Seguindo as indicadas correntes jurisprudenciais a sentença recorrida, com total acerto identificou ser «(…) manifesto que se está perante uma hipótese de aplicação retroactiva do disposto no artigo 81.º, n.º 3, do CIRC, na redacção introduzida pela Lei n.º 64/2008, de 5 de Dezembro, ou seja, aplicação de lei nova a factos tributários de natureza instantânea, já completamente formados, anteriores à data da sua entrada em vigor.
Com efeito, o facto gerador da obrigação fiscal – a realização de despesas de representação ou com viaturas ligeiras de passageiros ou mistas, motos ou motociclos, no período de 1 Janeiro de 2008 até à entrada em vigor da Lei n.º 64/2008, de 5 de Dezembro (6 de Dezembro de 2008) – ocorre indubitavelmente antes da publicação da lei nova, não sendo possível entender que se está perante um facto jurídico-fiscal complexo de formação sucessiva.
A aplicação da nova lei a este facto ocorrido anteriormente à sua aprovação envolve, pois, uma retroactividade autêntica.
O que releva, face aos princípios constitucionais enunciados, não é o momento de liquidação de um imposto, mas sim o momento em que ocorre o acto que determina o pagamento desse imposto. É esse acto que vai dar origem à constituição de uma obrigação tributária, pelo que é nessa altura, em obediência ao princípio da legalidade, na vertente fundamentada pelo princípio da protecção da confiança, que se exige, como medida preventiva, que já se encontre em vigor a lei que prevê a criação ou o agravamento desse imposto, de modo a que o cidadão possa equacionar as consequências fiscais do seu comportamento.
Uma vez que a alteração efectuada ao artigo 83.º, n.º 3, do CIRC, através da Lei n.º 64/2008, de 5 de Dezembro, veio aumentar a taxa de tributação autónoma aplicável a despesas de representação e com viaturas, agravando a situação dos contribuintes abrangidos, estava-lhe vedada uma eficácia retroactiva.
Contudo, como vimos, embora a referida Lei n.º 64/2008, de 5 de Dezembro, tenha entrado em vigor em 6 de Dezembro de 2008, o seu artigo 5.º, n.º 1, determinou que tal alteração produzia efeitos a partir de 1 de Janeiro de 2008.
Ora, tendo já ocorrido o facto que deu origem à obrigação tributária posteriormente agravada por lei nova, as razões que presidiram à consagração da regra de proibição da retroactividade neste domínio estão integralmente presentes, uma vez que importa prevenir o risco abstracto de que a lei publicada com retroacção de efeitos provoque agravos financeiros desrazoáveis, pela impossibilidade em que se encontravam os contribuintes afectados, vinculados a tais factos já ocorridos, de prever e prover quanto às suas consequências tributárias, determinadas por lei futura.
Assim, não pode a lei, sob pena de violação da proibição imposta no artigo 103.º, n.º 3, da Constituição, agravar o valor da taxa de tributação autónoma, relativamente a despesas já efectuadas aquando da sua entrada em vigor, pelo que, tendo a norma do artigo 5.º, n.º 1, da Lei n.º 64/2008, de 5 de Dezembro, determinado a retroacção de efeitos a 1 de Janeiro de 2008 da alteração do artigo 81.º, n.º 3, do CIRC, violou a referida proibição constitucional.».

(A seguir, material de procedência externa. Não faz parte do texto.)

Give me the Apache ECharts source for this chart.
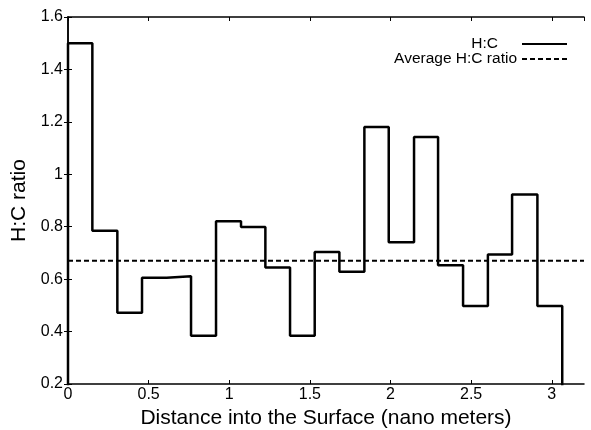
<!DOCTYPE html>
<html><head><meta charset="utf-8">
<script src="https://cdn.jsdelivr.net/npm/echarts@6/dist/echarts.min.js"></script>
<style>html,body{margin:0;padding:0;background:#fff}#c{width:591px;height:430px}</style>
</head><body><div id="c"></div>
<script>
// Bin left edges (nm) and H:C values
const binEdges = [0, 0.151, 0.306, 0.459, 0.612, 0.763, 0.918, 1.073, 1.224, 1.377, 1.530, 1.683, 1.838, 1.989, 2.146, 2.295, 2.450, 2.604, 2.754, 2.911, 3.065];
const hcValues = [1.50, 0.785, 0.472, 0.605, 0.611, 0.384, 0.821, 0.799, 0.644, 0.384, 0.704, 0.628, 1.18, 0.741, 1.142, 0.653, 0.498, 0.694, 0.923, 0.498];
const averageRatio = 0.67;
const xTicks = [0, 0.5, 1, 1.5, 2, 2.5, 3];
const yTicks = [0.2, 0.4, 0.6, 0.8, 1, 1.2, 1.4, 1.6];

const stepData = [[binEdges[0], 0]];
hcValues.forEach((v, i) => stepData.push([binEdges[i], v]));
stepData.push([binEdges[binEdges.length - 1], 0]);

const font = 'Liberation Sans, Arial, sans-serif';
const chart = echarts.init(document.getElementById('c'), null, {renderer: 'canvas'});
const axisLine = {show: true, lineStyle: {color: '#000', width: 1.5}};
const tick = {show: true, inside: true, length: 4, lineStyle: {color: '#000', width: 1}};
const legendCommon = {
  orient: 'vertical', align: 'right', itemGap: 0, itemWidth: 45, itemHeight: 14,
  itemStyle: {opacity: 0}, padding: 0
};
chart.setOption({
  animation: false,
  grid: {left: 68, top: 17, right: 7, bottom: 46, outerBoundsMode: 'none', containLabel: false},
  legend: [
    Object.assign({}, legendCommon, {right: 23, top: 36, data: ['H:C'],
      textStyle: {fontFamily: font, fontSize: 15.5, color: '#000', padding: [0, 19, 0, 0]}}),
    Object.assign({}, legendCommon, {right: 23, top: 51, data: ['Average H:C ratio'],
      textStyle: {fontFamily: font, fontSize: 15.5, color: '#000', padding: [0, 0, 0, 0]}})
  ],
  xAxis: [{
    type: 'value', min: 0, max: 3.2, interval: 0.5,
    axisLine, axisTick: tick, splitLine: {show: false},
    axisLabel: {fontFamily: font, fontSize: 16, color: '#000', margin: 3,
      showMaxLabel: false, formatter: v => xTicks.includes(v) ? String(v) : ''},
    name: 'Distance into the Surface (nano meters)', nameLocation: 'middle', nameGap: 24,
    nameTextStyle: {fontFamily: font, fontSize: 21, color: '#000'}
  }, {
    type: 'value', min: 0, max: 3.2, interval: 0.5, position: 'top',
    axisLine, axisTick: tick, axisLabel: {show: false}, splitLine: {show: false}
  }],
  yAxis: [{
    type: 'value', min: 0.2, max: 1.6, interval: 0.2,
    axisLine, axisTick: tick, splitLine: {show: false},
    axisLabel: {fontFamily: font, fontSize: 16, color: '#000', margin: 5,
      formatter: v => { const t = yTicks.find(y => Math.abs(y - v) < 1e-9); return t === undefined ? '' : String(t); }},
    name: 'H:C ratio', nameLocation: 'middle', nameGap: 30,
    nameTextStyle: {fontFamily: font, fontSize: 21, color: '#000'}
  }, {
    type: 'value', min: 0.2, max: 1.6, interval: 0.2, position: 'right',
    axisLine, axisTick: tick, axisLabel: {show: false}, splitLine: {show: false}
  }],
  series: [{
    name: 'H:C', type: 'line', step: 'end', data: stepData,
    symbol: 'none', clip: true,
    lineStyle: {color: '#000', width: 2.5}, itemStyle: {color: '#000'}
  }, {
    name: 'Average H:C ratio', type: 'line',
    data: [[0, averageRatio], [3.2, averageRatio]],
    symbol: 'none', clip: true,
    lineStyle: {color: '#000', width: 2, type: [5, 3]}, itemStyle: {color: '#000'}
  }]
});
</script></body></html>
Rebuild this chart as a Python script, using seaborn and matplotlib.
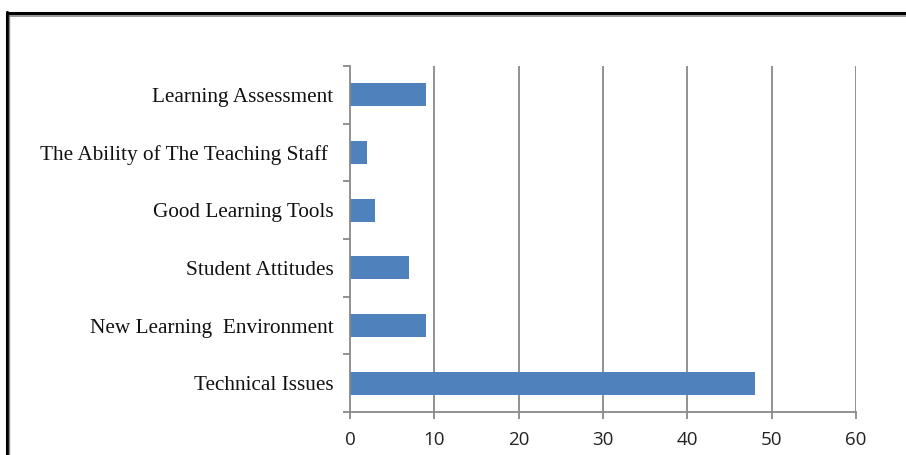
import matplotlib
matplotlib.use("Agg")
import matplotlib.pyplot as plt
import seaborn as sns
import pandas as pd
import numpy as np
from matplotlib.lines import Line2D
from matplotlib.ticker import FixedLocator

categories = [
    "Learning Assessment",
    "The Ability of The Teaching Staff ",
    "Good Learning Tools",
    "Student Attitudes",
    "New Learning  Environment",
    "Technical Issues",
]
values = [9, 2, 3, 7, 9, 48]
x_ticks = [0, 10, 20, 30, 40, 50, 60]

df = pd.DataFrame({"category": categories, "value": values})

sns.set_style("white")
fig = plt.figure(figsize=(9.06, 4.55), dpi=100)
ax = fig.add_axes([350 / 906, 1 - 412 / 455, (856 - 350) / 906, (412 - 66) / 455])

sns.barplot(data=df, x="value", y="category", color="#4F81BD", saturation=1,
            width=0.4, ax=ax, order=categories, linewidth=0)

grid_c = "#898989"
ax.set_xlim(0, 60)
ax.set_ylim(len(categories) - 0.5, -0.5)
ax.set_xticks(x_ticks)
for xv in x_ticks[1:]:
    ax.axvline(xv, color=grid_c, lw=1.3, zorder=0)
ax.set_axisbelow(True)

for s in ["top", "right"]:
    ax.spines[s].set_visible(False)
for s in ["left", "bottom"]:
    ax.spines[s].set_color(grid_c)
    ax.spines[s].set_linewidth(1.3)

ax.set_xlabel("")
ax.set_ylabel("")

ax.yaxis.set_minor_locator(FixedLocator(np.arange(-0.5, len(categories), 1.0)))
ax.tick_params(axis="y", which="major", length=0, pad=12)
ax.tick_params(axis="y", which="minor", length=5, width=1.3, color=grid_c, left=True, direction="out")
ax.tick_params(axis="x", which="major", length=5, width=1.3, color=grid_c, bottom=True, direction="out", pad=9)

for lab in ax.get_yticklabels():
    lab.set_fontfamily("Liberation Serif")
    lab.set_fontsize(15.3)
    lab.set_color("#111111")
for lab in ax.get_xticklabels():
    lab.set_fontfamily("Open Sans")
    lab.set_fontsize(13.5)
    lab.set_color("#222222")

# outer frame
fig.add_artist(Line2D([6.5 / 906, 1.0], [1 - 13 / 455, 1 - 13 / 455], transform=fig.transFigure, color="black", lw=2.2))
fig.add_artist(Line2D([8 / 906, 1.0], [1 - 15.5 / 455, 1 - 15.5 / 455], transform=fig.transFigure, color="#888888", lw=1.2))
fig.add_artist(Line2D([6.5 / 906, 6.5 / 906], [0, 1 - 12 / 455], transform=fig.transFigure, color="black", lw=2.2))
fig.add_artist(Line2D([8.5 / 906, 8.5 / 906], [0, 1 - 15 / 455], transform=fig.transFigure, color="#888888", lw=1.0))

fig.savefig("out.png", dpi=100)
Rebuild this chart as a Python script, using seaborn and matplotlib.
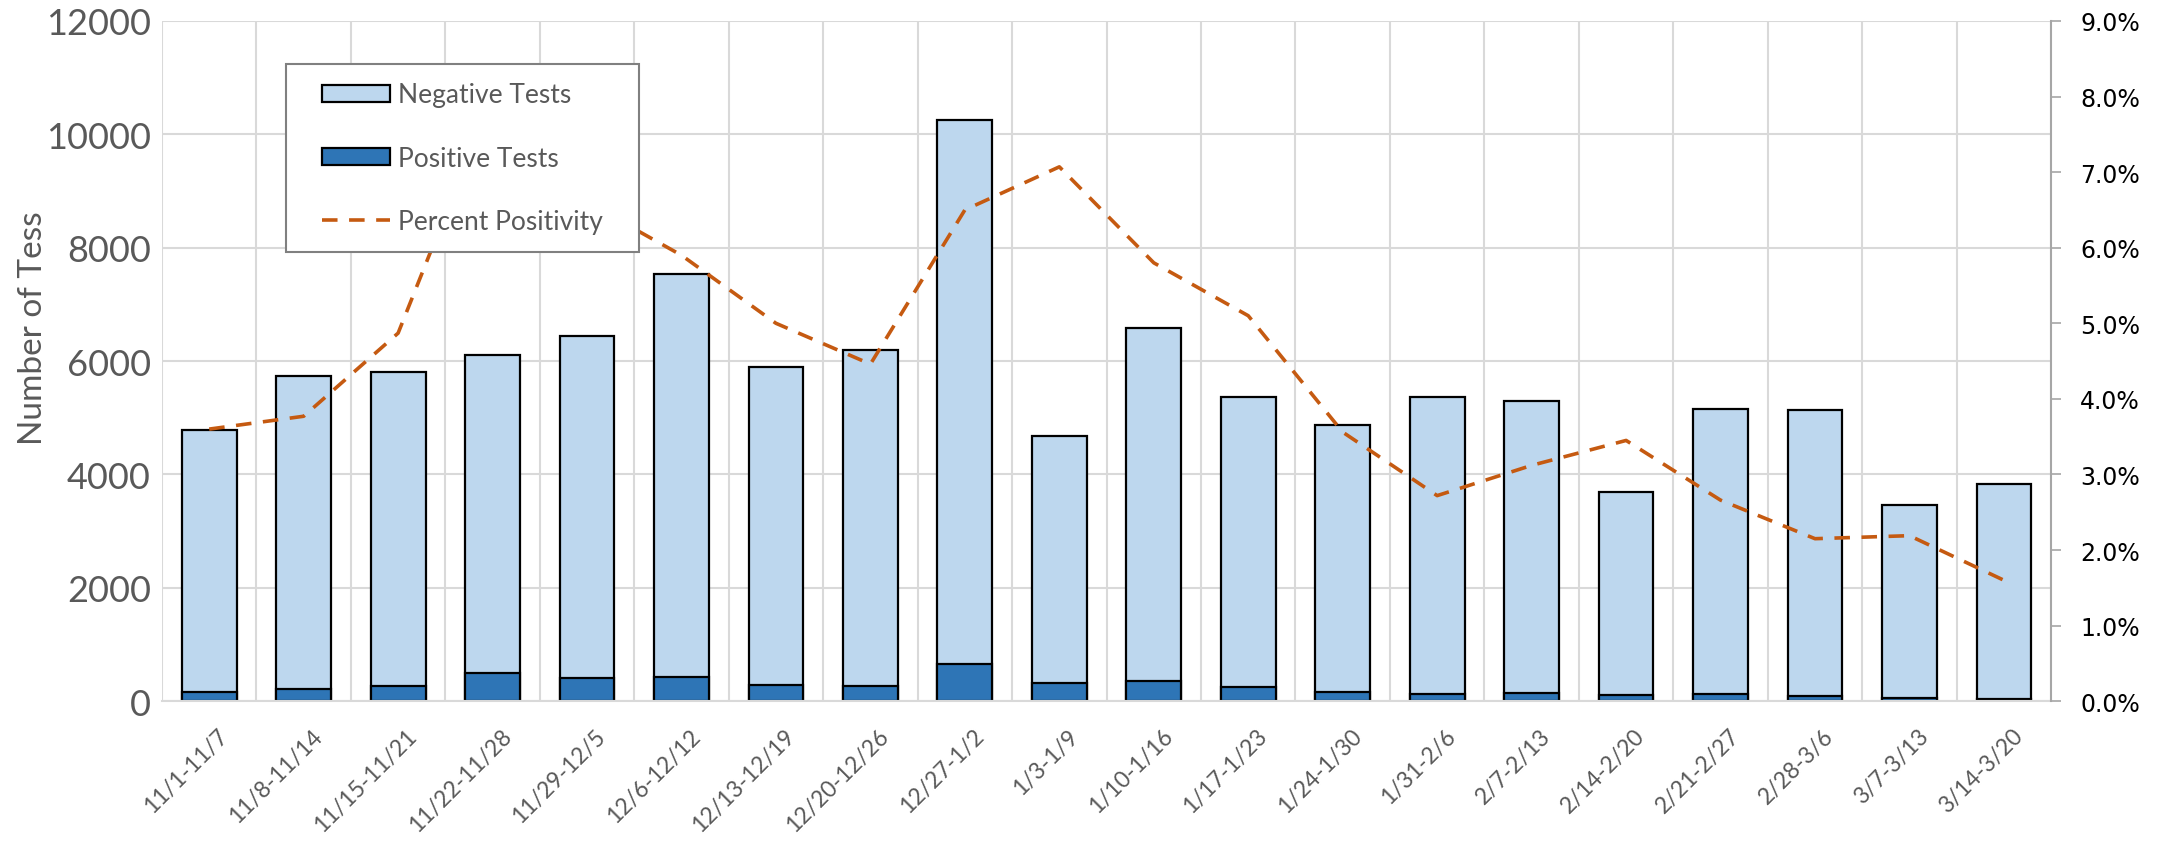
import numpy as np
import pandas as pd
import matplotlib
matplotlib.use("Agg")
import matplotlib.pyplot as plt
from matplotlib.patches import Patch
from matplotlib.lines import Line2D
from matplotlib.legend_handler import HandlerPatch, HandlerLine2D
from matplotlib.ticker import MultipleLocator, FixedLocator, PercentFormatter
from matplotlib.transforms import ScaledTranslation
import seaborn as sns

weeks = ["11/1-11/7", "11/8-11/14", "11/15-11/21", "11/22-11/28", "11/29-12/5",
         "12/6-12/12", "12/13-12/19", "12/20-12/26", "12/27-1/2", "1/3-1/9",
         "1/10-1/16", "1/17-1/23", "1/24-1/30", "1/31-2/6", "2/7-2/13",
         "2/14-2/20", "2/21-2/27", "2/28-3/6", "3/7-3/13", "3/14-3/20"]
positive = [160, 210, 275, 500, 415, 430, 285, 265, 655, 320,
            365, 253, 171, 130, 153, 112, 124, 100, 65, 47]
negative = [4620, 5530, 5525, 5600, 6025, 7110, 5615, 5935, 9595, 4360,
            6215, 5107, 4709, 5230, 5147, 3578, 5026, 5030, 3395, 3793]
percent_positivity = [3.60, 3.77, 4.87, 8.0, 6.6, 5.9, 5.0, 4.46, 6.5, 7.07,
                      5.8, 5.1, 3.56, 2.72, 3.12, 3.45, 2.66, 2.15, 2.19, 1.6]

df = pd.DataFrame({"week": weeks, "positive": positive, "negative": negative,
                   "pct": percent_positivity})
df["total"] = df["positive"] + df["negative"]

sns.set_theme(style="white")
plt.rcParams["font.family"] = ["Lato", "DejaVu Sans"]

C_NEG = "#BDD7EE"
C_POS = "#2E75B6"
C_LINE = "#C55A11"
GRID = "#D9D9D9"
GRAYTXT = "#595959"
DASH = (4.3, 3.2)
LW = 2.6

fig = plt.figure(figsize=(21.74, 8.45), dpi=100)
ax = fig.add_axes([0.0745, 0.169, 0.869, 0.805])

sns.barplot(data=df, x="week", y="total", color=C_NEG, saturation=1, width=0.58,
            edgecolor="black", linewidth=1.6, ax=ax, order=weeks)
sns.barplot(data=df, x="week", y="positive", color=C_POS, saturation=1, width=0.58,
            edgecolor="black", linewidth=1.6, ax=ax, order=weeks)

ax.set_xlim(-0.5, len(weeks) - 0.5)
ax.set_ylim(0, 12000)
ax.yaxis.set_major_locator(MultipleLocator(2000))
ax.xaxis.set_minor_locator(FixedLocator(np.arange(-0.5, len(weeks), 1.0)))
ax.set_axisbelow(True)
ax.grid(axis="y", which="major", color=GRID, linewidth=1.5)
ax.grid(axis="x", which="minor", color=GRID, linewidth=1.5)
ax.grid(axis="x", which="major", visible=False)
for s in ["top", "right", "left"]:
    ax.spines[s].set_visible(False)
ax.spines["bottom"].set_color(GRID)
ax.spines["bottom"].set_linewidth(1.5)
ax.tick_params(axis="y", which="both", length=0, labelsize=26, labelcolor=GRAYTXT, pad=8)
ax.tick_params(axis="x", which="both", length=0, labelsize=16.5, labelcolor=GRAYTXT, pad=17)
ax.set_xticks(range(len(weeks)))
ax.set_xticklabels(weeks, rotation=45, ha="right", va="top", rotation_mode="anchor")
shift = ScaledTranslation(8 / 100, 0, fig.dpi_scale_trans)
for t in ax.get_xticklabels():
    t.set_transform(t.get_transform() + shift)
ax.set_xlabel("")
ax.set_ylabel("Number of Tess", fontsize=24, color=GRAYTXT)
ax.yaxis.set_label_coords(-0.0605, 0.55)

ax2 = ax.twinx()
sns.lineplot(x=np.arange(len(weeks)), y=df["pct"], ax=ax2, color=C_LINE,
             linewidth=LW)
ax2.lines[-1].set_dashes(DASH)
ax2.set_ylim(0, 9)
ax2.yaxis.set_major_locator(MultipleLocator(1))
ax2.yaxis.set_major_formatter(PercentFormatter(decimals=1))
ax2.set_ylabel("")
ax2.grid(False)
for s in ["top", "left", "bottom"]:
    ax2.spines[s].set_visible(False)
ax2.spines["right"].set_visible(True)
ax2.spines["right"].set_color("#A6A6A6")
ax2.spines["right"].set_linewidth(1.5)
ax2.tick_params(axis="y", direction="out", length=7, width=1.2, color="#A6A6A6",
                labelsize=17, labelcolor="black", pad=14)
for t in ax2.get_yticklabels():
    t.set_family("DejaVu Sans")
ax2.set_xlim(-0.5, len(weeks) - 0.5)

handles = [Patch(facecolor=C_NEG, edgecolor="black", linewidth=1.6),
           Patch(facecolor=C_POS, edgecolor="black", linewidth=1.6),
           Line2D([0], [0], color=C_LINE, linewidth=LW, dashes=DASH)]
xp = 0.66
leg = ax2.legend(handles, ["Negative Tests", "Positive Tests", "Percent Positivity"],
                 loc="upper left", bbox_to_anchor=(0.0656, 0.45, 0.1869, 0.4868),
                 mode="expand", borderaxespad=0,
                 fontsize=19, handlelength=3.24, handleheight=0.6, labelspacing=1.45,
                 handletextpad=0.3, borderpad=0.7, fancybox=False, framealpha=1,
                 edgecolor="#808080",
                 handler_map={Patch: HandlerPatch(xpad=xp), Line2D: HandlerLine2D(xpad=xp)})
leg.get_frame().set_linewidth(1.5)
for t in leg.get_texts():
    t.set_color(GRAYTXT)
leg.set_zorder(10)

fig.savefig("out.png", dpi=100)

A recorrente para além de manifestar a sua discordância não avança fundamentos que permitam inflectir a posição adoptada pela sentença recorrida, conforme com a jurisprudência do Supremo Tribunal Administrativo e do Tribunal Constitucional que aqui se reafirma no sentido de ser violador do art.º 103.º, n.º 3 da Constituição da República Portuguesa a aplicação retroactiva da lei fiscal aqui em concreto verificada pelo aumento da taxa de tributação das tributações autónomas entre 01/01/2008 e 05/12/2012 por força de uma lei que iniciou a sua vigência no dia imediato, 06/12/2012.
Fez, pois, a sentença recorrida uma correcta interpretação da lei, não enferma dos erros de direito que lhe vinham imputados, impondo-se a sua confirmação.

Deliberação

Termos em que acordam os Juízes da Secção de Contencioso Tributário do Supremo Tribunal Administrativo em negar provimento ao recurso e confirmar a sentença recorrida.

Custas pela recorrente.

(Processado e revisto pela relatora com recurso a meios informáticos (art.º 131º nº 5 do Código de Processo Civil, ex vi artº 2º Código de Procedimento e Processo Tributário).
Lisboa, 22 de Maio de 2019. – Ana Paula Lobo (reatora) – Dulce Neto – Francisco Rothes.